Extract the whole listing as it stands. Do not include the pictures.

RECORDED INFORMATION:
* begin *

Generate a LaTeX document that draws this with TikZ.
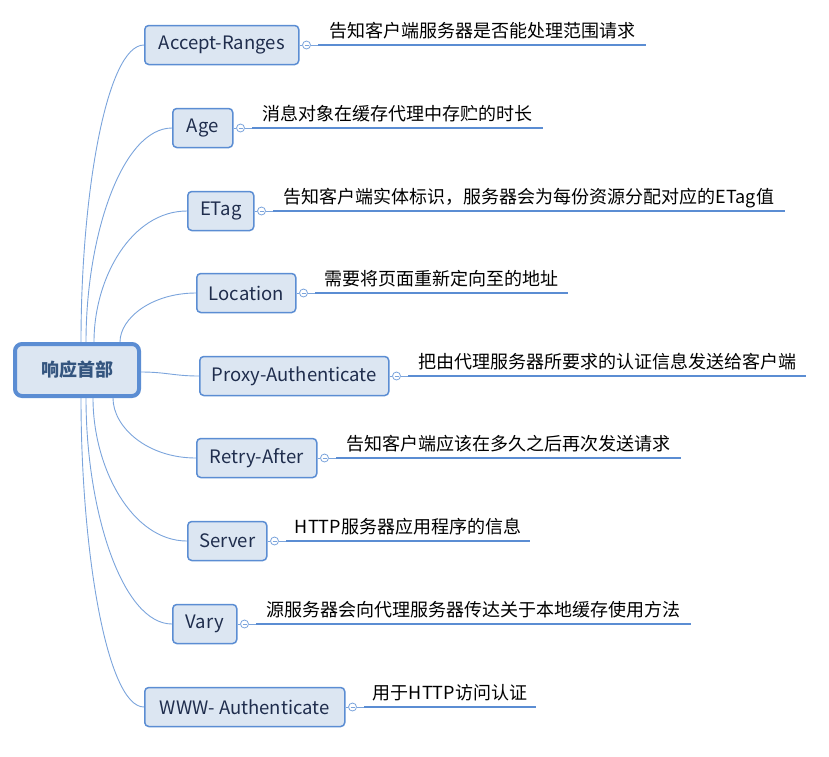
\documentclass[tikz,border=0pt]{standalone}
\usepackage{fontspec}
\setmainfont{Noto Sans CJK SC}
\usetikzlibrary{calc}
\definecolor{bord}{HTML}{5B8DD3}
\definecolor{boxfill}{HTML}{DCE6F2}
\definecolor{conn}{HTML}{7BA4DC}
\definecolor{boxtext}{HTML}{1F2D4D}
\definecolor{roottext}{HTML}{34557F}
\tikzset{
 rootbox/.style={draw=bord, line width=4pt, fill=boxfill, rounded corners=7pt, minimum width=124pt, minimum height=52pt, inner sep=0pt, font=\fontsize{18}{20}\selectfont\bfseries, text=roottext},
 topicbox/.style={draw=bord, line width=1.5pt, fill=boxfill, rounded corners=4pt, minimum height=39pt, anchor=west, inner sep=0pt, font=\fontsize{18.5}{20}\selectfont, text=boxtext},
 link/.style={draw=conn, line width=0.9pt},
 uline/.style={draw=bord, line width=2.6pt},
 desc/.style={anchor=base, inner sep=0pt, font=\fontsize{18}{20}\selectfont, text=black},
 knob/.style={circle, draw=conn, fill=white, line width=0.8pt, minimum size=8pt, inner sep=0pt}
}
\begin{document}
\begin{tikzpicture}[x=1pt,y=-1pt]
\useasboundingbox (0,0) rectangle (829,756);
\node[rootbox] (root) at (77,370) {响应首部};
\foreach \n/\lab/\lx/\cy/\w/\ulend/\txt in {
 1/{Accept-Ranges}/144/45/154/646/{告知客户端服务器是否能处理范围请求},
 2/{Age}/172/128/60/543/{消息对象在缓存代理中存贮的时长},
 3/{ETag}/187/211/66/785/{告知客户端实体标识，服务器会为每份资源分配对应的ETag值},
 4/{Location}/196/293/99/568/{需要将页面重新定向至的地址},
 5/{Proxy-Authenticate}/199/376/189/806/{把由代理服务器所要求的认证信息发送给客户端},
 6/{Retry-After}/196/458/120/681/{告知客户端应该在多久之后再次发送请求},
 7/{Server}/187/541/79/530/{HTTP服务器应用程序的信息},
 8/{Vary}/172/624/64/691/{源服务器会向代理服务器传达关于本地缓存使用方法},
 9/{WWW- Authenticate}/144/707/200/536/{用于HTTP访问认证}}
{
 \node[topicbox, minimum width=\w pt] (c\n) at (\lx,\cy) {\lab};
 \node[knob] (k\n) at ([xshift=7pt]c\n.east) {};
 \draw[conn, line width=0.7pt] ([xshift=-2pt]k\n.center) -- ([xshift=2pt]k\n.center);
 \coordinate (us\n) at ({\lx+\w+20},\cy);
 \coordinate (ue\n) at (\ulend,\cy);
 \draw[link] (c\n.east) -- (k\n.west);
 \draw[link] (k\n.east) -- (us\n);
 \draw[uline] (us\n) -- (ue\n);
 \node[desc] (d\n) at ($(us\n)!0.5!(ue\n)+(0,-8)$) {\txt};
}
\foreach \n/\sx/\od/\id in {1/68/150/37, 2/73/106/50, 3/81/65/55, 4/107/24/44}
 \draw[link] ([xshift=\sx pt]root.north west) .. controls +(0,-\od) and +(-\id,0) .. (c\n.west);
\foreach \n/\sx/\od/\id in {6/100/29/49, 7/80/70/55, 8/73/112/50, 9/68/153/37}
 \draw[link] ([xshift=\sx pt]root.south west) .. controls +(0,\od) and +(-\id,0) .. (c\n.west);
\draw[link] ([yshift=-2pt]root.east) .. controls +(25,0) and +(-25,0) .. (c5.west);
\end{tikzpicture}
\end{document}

* end *

EXERCISE OUTPUT:
Generate a LaTeX document that draws this with TikZ.
\documentclass[tikz,border=0pt]{standalone}
\usepackage{fontspec}
\setmainfont{Noto Sans CJK SC}
\usetikzlibrary{calc}
\definecolor{bord}{HTML}{5B8DD3}
\definecolor{boxfill}{HTML}{DCE6F2}
\definecolor{conn}{HTML}{7BA4DC}
\definecolor{boxtext}{HTML}{1F2D4D}
\definecolor{roottext}{HTML}{34557F}
\tikzset{
 rootbox/.style={draw=bord, line width=4pt, fill=boxfill, rounded corners=7pt, minimum width=124pt, minimum height=52pt, inner sep=0pt, font=\fontsize{18}{20}\selectfont\bfseries, text=roottext},
 topicbox/.style={draw=bord, line width=1.5pt, fill=boxfill, rounded corners=4pt, minimum height=39pt, anchor=west, inner sep=0pt, font=\fontsize{18.5}{20}\selectfont, text=boxtext},
 link/.style={draw=conn, line width=0.9pt},
 uline/.style={draw=bord, line width=2.6pt},
 desc/.style={anchor=base, inner sep=0pt, font=\fontsize{18}{20}\selectfont, text=black},
 knob/.style={circle, draw=conn, fill=white, line width=0.8pt, minimum size=8pt, inner sep=0pt}
}
\begin{document}
\begin{tikzpicture}[x=1pt,y=-1pt]
\useasboundingbox (0,0) rectangle (829,756);
\node[rootbox] (root) at (77,370) {响应首部};
\foreach \n/\lab/\lx/\cy/\w/\ulend/\txt in {
 1/{Accept-Ranges}/144/45/154/646/{告知客户端服务器是否能处理范围请求},
 2/{Age}/172/128/60/543/{消息对象在缓存代理中存贮的时长},
 3/{ETag}/187/211/66/785/{告知客户端实体标识，服务器会为每份资源分配对应的ETag值},
 4/{Location}/196/293/99/568/{需要将页面重新定向至的地址},
 5/{Proxy-Authenticate}/199/376/189/806/{把由代理服务器所要求的认证信息发送给客户端},
 6/{Retry-After}/196/458/120/681/{告知客户端应该在多久之后再次发送请求},
 7/{Server}/187/541/79/530/{HTTP服务器应用程序的信息},
 8/{Vary}/172/624/64/691/{源服务器会向代理服务器传达关于本地缓存使用方法},
 9/{WWW- Authenticate}/144/707/200/536/{用于HTTP访问认证}}
{
 \node[topicbox, minimum width=\w pt] (c\n) at (\lx,\cy) {\lab};
 \node[knob] (k\n) at ([xshift=7pt]c\n.east) {};
 \draw[conn, line width=0.7pt] ([xshift=-2pt]k\n.center) -- ([xshift=2pt]k\n.center);
 \coordinate (us\n) at ({\lx+\w+20},\cy);
 \coordinate (ue\n) at (\ulend,\cy);
 \draw[link] (c\n.east) -- (k\n.west);
 \draw[link] (k\n.east) -- (us\n);
 \draw[uline] (us\n) -- (ue\n);
 \node[desc] (d\n) at ($(us\n)!0.5!(ue\n)+(0,-8)$) {\txt};
}
\foreach \n/\sx/\od/\id in {1/68/150/37, 2/73/106/50, 3/81/65/55, 4/107/24/44}
 \draw[link] ([xshift=\sx pt]root.north west) .. controls +(0,-\od) and +(-\id,0) .. (c\n.west);
\foreach \n/\sx/\od/\id in {6/100/29/49, 7/80/70/55, 8/73/112/50, 9/68/153/37}
 \draw[link] ([xshift=\sx pt]root.south west) .. controls +(0,\od) and +(-\id,0) .. (c\n.west);
\draw[link] ([yshift=-2pt]root.east) .. controls +(25,0) and +(-25,0) .. (c5.west);
\end{tikzpicture}
\end{document}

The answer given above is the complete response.